Dunphy v. Belden

57 Cal. 427 | Cal. | 1881

Lead Opinion

McKinstry, J.:

Mandamus. The case was submitted on a stipulation that the statement of facts set forth in the answer is true. From this it appears that an action was commenced in the Eighteenth Judicial District Court for Santa Clara County, by Edith Nichols against William Dunphy and Carmen Dunphy, on the trial of which a verdict was' found against both defendants for sum of five thousand dollars, and judgment was rendered thereon; that on appeal by William Dunphy alone, the judgment of the District Court was reversed; that after remittitur was filed, the plaintiff caused an execution to be issued out of the District Court against the property of the defendant Carmen Dunphy, and caused the same to be levied upon the separate property of the said Carmen, which execution was afterwards, on motion of the said Carmen Dunphy, quashed by the Superior Court of Santa Clara County, the successor of said District Court; that the plaintiff in the action aforesaid duly appealed from the order quashing the execution, which appeal is yet undetermined; that afterwards, the said Edith Nichols filed “ a new complaint ” against the said William Dunphy and Carmen Dunphy; that on the 10th of May,.1880, the defendants named in said new complaint filed their answer thereto, and pleaded “ the pendency of the first action herein described as a bar to the second complaint,” and moved “ said cause ” on the calendar against the objection of the plaintiff.

Had the answer herein shown that the “ second complaint ” was an amended complaint in the original action, we would have been called on to decide whether the Court below was authorized, in the exercise of a wise discretion, to await the determination by this Court of an appeal from an order made in the same action, which would or might settle the material questions to be decided at the final hearing in the Superior Court. But as the case is now presented here, it appears that the issues awaiting trial in the Court below have been formed in a new and independent action, to the complaint in which a plea of the pendency of another action has been interposed. It will be observed that it is no part of our duty now to decide whether or not the plea is maintainable. In Avery v. The Superior Court *429of the County of Contra Costa, ante, p. 247, it was held, in effect, that the Superior Court had no power to stay proceedings in an action pending therein until judgment should be rendered in a certain other action in the Circuit Court of the United States. It was indeed there said that the adjudication in the Circuit Court could not affect the rights of the parties to ’ the action in the Superior Court. But the mandate directing the Superior Court to proceed to a trial of the action did not depend upon the fact that the adjudication of the Circuit Court might or might not be determinative of any question involved in the action in the Superior Court; since, if the latter Court had any discretion in the premises, it did not exceed its jurisdiction by erroneously supposing that the adjudication of the Circuit Court might settle the rights of the parties before it. Mandamus cannot be resorted to for the purpose of controlling the discretion of a court or officer. Avery v. The Superior Court of Contra Costa County, therefore, necessarily determined that the Superior Court had no power or discretion to refuse to try the action before it until the conclusion of the action in the Circuit Court of the United States. We can discover no substantial difference between an order staying proceedings in an action until judgment in another action in a United States Court, and a like order staying proceeding until judgment in a separate and independent action in another State Court.

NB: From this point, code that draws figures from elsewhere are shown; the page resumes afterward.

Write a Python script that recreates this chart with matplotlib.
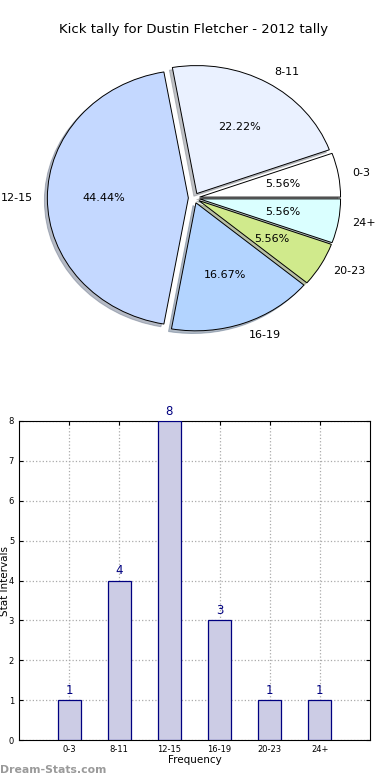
import matplotlib
matplotlib.use("Agg")
import matplotlib.pyplot as plt

#Data
categories = ["0-3", "8-11", "12-15", "16-19", "20-23", "24+"]
counts = [1, 4, 8, 3, 1, 1]
slice_colors = ["#FFFFFF", "#EAF1FF", "#C4D8FF", "#B3D4FF", "#D0EA8C", "#DAFFFF"]
explode = [0.04, 0.04, 0.04, 0.04, 0.04, 0.04]

title = "Kick tally for Dustin Fletcher - 2012 tally"

W, H = 390, 780
fig = plt.figure(figsize=(W / 100, H / 100), dpi=100)

### PIE SEGMENT

#The reference pie is slightly squashed: x radius ~141 px, y radius ~128 px
rx, ry = 141, 128
cx, cy = 194, 198
pie_ax = fig.add_axes([(cx - 1.25 * rx) / W, 1 - (cy + 1.25 * ry) / H, 2.5 * rx / W, 2.5 * ry / H])
pie_ax.pie(
    counts,
    labels=categories,
    colors=slice_colors,
    explode=explode,
    autopct="%.2f%%",
    shadow={"ox": -0.015, "oy": -0.015, "shade": 0.45},
    startangle=0,
    wedgeprops={"edgecolor": "black", "linewidth": 0.7},
    textprops={"fontsize": 8},
)
pie_ax.set_aspect("auto")
pie_ax.set_xlim(-1.25, 1.25)
pie_ax.set_ylim(-1.25, 1.25)

fig.text(194 / W, 1 - 30 / H, title, ha="center", va="center", fontsize=9.5)

### BAR SEGMENT

bar_ax = fig.add_axes([19 / W, 40 / H, 351 / W, 319 / H])
x = list(range(len(categories)))
bar_ax.bar(x, counts, width=0.46, color="#CCCCE5", edgecolor="#000080", linewidth=0.9, zorder=3)

for xi, c in zip(x, counts):
    bar_ax.text(xi, c + 0.08, str(c), ha="center", va="bottom", color="#000080", fontsize=8.5)

bar_ax.set_xlim(-1, 6)
bar_ax.set_ylim(0, 8)
bar_ax.set_xticks(x)
bar_ax.set_xticklabels(categories)
bar_ax.set_yticks(range(9))
bar_ax.tick_params(axis="both", labelsize=6, direction="in", top=True, right=True, length=3)
bar_ax.grid(True, linestyle=":", color="#AAAAAA", linewidth=0.9, zorder=0)
bar_ax.set_xlabel("Frequency", fontsize=7.5, labelpad=1)
bar_ax.set_ylabel("Stat Intervals", fontsize=7.5, labelpad=0)
bar_ax.yaxis.set_label_coords(-0.025, 0.5)

#Watermark
fig.text(0, 1 - 770 / H, "Dream-Stats.com", ha="left", va="center",
         fontsize=7.8, color="#9A9A9A", fontweight="bold")

fig.savefig("out.png", dpi=100)
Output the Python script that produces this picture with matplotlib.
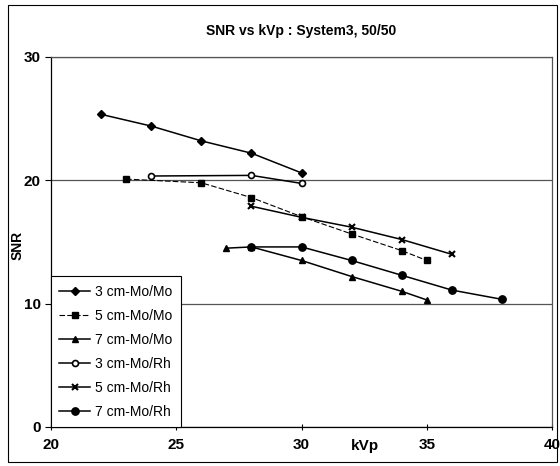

Let the writ issue commanding Department One of the Superior Court of the County of Santa Clara to proceed to the trial of the action in due course.






Dissenting Opinion

Thornton, J., dissenting:

I dissent. I think that the case of Avery v. The Superior Court of Contra Costa County is entirely different from the case before us. In that case, the trial was postponed until a cause pending in a court of a different jurisdiction—the Circuit Court of the United States for California—was determined Over this Court last named, and any causes pending in it, the Fifteenth District Court, making the order of stay in the cause above referred to, had no control. But in the case before us, *430the cause the trial of which is stayed is in the same Court, and that Court can always control it so as to bring it to trial at any time. To issue the writ on this application would control the discretion vested in the Court by the law. The decision of the question arising on the appeal now in this Court may determine the controversy involved in the action brought in October, 1879. Certainly the Court below is invested with the discretion to postpone the trial of the cause last named until the former appeal is determined in this Court, thus saving expense to the parties. If the party appealing should fail to bring on the hearing on this appeal within a reasonable time, the Court would and should proceed to hear the cause, and no doubt would do so. The order of the Court below merely postpones the hearing of the cause, but it is in the power of the Court to order a trial at any time, and no doubt it would do so on a showing of facts indicating such a course to be proper.

I think that the writ should be denied, and the proceedings dismissed.

Morrison, C. J., concurred in the dissenting opinion of Mr. Justice Thornton.